Brockman catered to fairgoers during the fair and in the offseason. Brockman's season would begin in April and end in the last week of October.
"We've done all the offseason stuff for about 25 years now," Brockman said.
The cafe was a family-run business. Nearly all of Brockman's family have helped him cook and serve food over the years.
Daughter Peggy Nelson, 56, of Liberty, said that since her mother died in December 2007, it has been hard on everyone.
"When my mom died, it took our anchor," Nelson said. "It's very difficult to work now."
Nelson took over washing the dishes, a task that her mother always did. Nelson served customers and took care of any book work as well.
"It's time. It's hard to be here without my mom," Nelson said.
Sue worked on the fairgrounds since she was 11 years old, Brockman said.
"She spent the bigger part of her life on the fairgrounds," Brockman said.
When the cafe opened, hamburgers were 25 cents and a pop was five cents, he said.
Brockman began serving breakfast at 5:30 a.m., and at 10:30 a.m. lunch would begin. Brockman would serve anywhere from 75 to 400 people depending on the event.
Mary Merk, 46, of Smithton, said her favorite meal was the rocket, a dish filled with ham, sausage, bacon, eggs and hash browns.
"Oh, it's great. They are all good cooks," Merk said.
Merk met the Brockmans through their employment together at Wal-Mart.

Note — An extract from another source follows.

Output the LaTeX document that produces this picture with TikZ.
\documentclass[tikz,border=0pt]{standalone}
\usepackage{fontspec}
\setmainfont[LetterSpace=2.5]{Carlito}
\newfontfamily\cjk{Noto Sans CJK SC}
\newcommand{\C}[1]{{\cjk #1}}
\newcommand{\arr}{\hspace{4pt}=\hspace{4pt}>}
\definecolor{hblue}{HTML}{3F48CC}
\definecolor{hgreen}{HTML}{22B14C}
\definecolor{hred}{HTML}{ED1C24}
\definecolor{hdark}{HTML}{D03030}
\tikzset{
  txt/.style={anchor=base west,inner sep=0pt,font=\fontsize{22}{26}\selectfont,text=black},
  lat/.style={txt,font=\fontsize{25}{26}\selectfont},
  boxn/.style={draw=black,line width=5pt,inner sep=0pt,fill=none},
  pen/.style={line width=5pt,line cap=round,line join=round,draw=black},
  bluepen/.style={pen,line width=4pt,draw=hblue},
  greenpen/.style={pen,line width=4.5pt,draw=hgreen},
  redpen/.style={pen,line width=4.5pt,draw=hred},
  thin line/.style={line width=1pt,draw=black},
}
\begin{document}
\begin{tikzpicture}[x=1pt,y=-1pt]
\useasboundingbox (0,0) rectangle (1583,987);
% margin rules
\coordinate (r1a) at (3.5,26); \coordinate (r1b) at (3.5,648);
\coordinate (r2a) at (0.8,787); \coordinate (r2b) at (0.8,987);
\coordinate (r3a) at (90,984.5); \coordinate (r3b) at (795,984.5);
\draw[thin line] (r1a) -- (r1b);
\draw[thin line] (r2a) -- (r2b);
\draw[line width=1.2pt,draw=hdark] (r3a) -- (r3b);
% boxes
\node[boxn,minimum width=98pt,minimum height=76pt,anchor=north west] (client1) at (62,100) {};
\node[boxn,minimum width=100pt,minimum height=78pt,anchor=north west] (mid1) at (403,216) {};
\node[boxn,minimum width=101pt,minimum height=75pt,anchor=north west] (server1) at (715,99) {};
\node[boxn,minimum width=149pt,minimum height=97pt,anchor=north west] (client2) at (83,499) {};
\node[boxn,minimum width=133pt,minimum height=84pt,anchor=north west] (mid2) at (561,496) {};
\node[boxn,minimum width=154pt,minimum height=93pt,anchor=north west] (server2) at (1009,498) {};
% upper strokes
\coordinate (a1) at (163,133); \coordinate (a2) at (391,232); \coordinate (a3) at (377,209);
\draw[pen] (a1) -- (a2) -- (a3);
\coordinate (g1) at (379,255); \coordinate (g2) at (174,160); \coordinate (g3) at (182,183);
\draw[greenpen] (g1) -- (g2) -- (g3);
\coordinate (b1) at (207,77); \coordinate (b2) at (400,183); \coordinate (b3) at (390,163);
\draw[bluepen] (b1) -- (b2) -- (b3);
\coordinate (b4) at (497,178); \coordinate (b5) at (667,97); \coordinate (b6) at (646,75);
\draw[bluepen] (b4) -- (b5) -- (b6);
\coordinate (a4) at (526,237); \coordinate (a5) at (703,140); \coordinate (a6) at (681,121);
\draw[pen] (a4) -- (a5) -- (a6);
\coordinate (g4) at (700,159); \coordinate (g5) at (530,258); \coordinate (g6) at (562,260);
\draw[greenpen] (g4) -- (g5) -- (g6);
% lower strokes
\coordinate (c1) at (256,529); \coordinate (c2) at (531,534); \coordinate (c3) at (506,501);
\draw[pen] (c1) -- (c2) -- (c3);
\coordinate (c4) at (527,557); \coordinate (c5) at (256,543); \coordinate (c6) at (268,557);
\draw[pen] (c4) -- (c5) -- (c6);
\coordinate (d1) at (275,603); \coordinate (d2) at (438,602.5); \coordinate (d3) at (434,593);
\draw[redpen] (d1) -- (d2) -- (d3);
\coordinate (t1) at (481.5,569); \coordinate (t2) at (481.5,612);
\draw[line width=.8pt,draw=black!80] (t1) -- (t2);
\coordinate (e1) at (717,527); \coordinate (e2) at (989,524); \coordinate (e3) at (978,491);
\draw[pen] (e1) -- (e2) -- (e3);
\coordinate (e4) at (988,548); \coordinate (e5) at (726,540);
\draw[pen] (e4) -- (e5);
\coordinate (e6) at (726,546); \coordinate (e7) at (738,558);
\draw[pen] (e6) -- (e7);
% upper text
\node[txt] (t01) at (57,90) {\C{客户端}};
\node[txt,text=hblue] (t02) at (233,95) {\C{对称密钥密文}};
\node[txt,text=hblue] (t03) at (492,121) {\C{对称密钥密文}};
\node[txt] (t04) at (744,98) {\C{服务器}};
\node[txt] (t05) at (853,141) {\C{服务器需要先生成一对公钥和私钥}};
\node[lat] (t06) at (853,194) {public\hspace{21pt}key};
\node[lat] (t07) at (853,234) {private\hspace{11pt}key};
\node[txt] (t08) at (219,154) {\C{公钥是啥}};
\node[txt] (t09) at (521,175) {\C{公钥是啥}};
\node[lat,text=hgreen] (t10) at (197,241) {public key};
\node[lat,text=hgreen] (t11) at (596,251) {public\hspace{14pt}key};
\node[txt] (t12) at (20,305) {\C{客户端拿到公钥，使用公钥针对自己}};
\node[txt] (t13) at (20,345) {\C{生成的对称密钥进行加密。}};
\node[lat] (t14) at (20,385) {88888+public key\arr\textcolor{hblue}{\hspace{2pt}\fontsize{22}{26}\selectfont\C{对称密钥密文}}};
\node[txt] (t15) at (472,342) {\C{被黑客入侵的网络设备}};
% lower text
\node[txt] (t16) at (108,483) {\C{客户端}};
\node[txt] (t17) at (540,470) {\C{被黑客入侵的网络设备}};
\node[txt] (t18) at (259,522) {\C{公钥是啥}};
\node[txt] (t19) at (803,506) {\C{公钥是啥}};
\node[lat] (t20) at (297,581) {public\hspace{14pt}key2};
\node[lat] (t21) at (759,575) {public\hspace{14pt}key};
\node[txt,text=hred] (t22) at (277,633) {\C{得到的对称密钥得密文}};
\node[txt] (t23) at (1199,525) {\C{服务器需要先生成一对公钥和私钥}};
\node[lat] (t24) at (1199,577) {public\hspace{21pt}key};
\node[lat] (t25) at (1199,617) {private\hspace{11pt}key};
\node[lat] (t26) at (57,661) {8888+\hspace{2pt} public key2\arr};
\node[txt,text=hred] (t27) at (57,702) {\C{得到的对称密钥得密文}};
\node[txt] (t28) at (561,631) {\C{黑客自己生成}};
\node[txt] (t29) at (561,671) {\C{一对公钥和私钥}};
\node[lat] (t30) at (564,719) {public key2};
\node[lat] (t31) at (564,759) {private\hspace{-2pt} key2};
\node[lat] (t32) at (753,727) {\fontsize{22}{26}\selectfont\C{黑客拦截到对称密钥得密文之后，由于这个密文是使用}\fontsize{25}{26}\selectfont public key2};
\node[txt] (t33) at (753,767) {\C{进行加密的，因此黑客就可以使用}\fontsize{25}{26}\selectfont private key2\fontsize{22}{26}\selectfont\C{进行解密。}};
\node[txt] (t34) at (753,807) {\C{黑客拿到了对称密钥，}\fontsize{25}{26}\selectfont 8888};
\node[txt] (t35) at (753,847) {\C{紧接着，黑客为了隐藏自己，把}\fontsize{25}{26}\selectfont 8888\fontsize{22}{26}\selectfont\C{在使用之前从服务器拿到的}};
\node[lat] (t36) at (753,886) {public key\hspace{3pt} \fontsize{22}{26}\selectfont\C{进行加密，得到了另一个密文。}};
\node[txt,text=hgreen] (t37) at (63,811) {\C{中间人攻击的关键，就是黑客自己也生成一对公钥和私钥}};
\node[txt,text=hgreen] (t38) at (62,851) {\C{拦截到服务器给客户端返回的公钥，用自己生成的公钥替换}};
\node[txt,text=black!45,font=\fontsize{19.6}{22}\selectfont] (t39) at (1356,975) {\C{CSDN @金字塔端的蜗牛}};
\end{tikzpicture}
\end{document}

Brockman has worked at Wal-Mart in the garden center for 10 years and Sue worked there for 23 years.
"He's a hard worker who takes pride in everything he does," Merk said. "The building is bright and pretty, and I am going to hate to see it go."
Brockman said it has been a challenge at times, but the atmosphere is what kept him going.
"They have really appreciated us over the years," Brockman said about his customers.
Although the cafe is closed, Brockman will still be out at the fairgrounds to take care of the flowers planted along the road, a task he and his wife Sue began in 1989.
"I'm going to miss them, and they are going to miss us," Brockman said.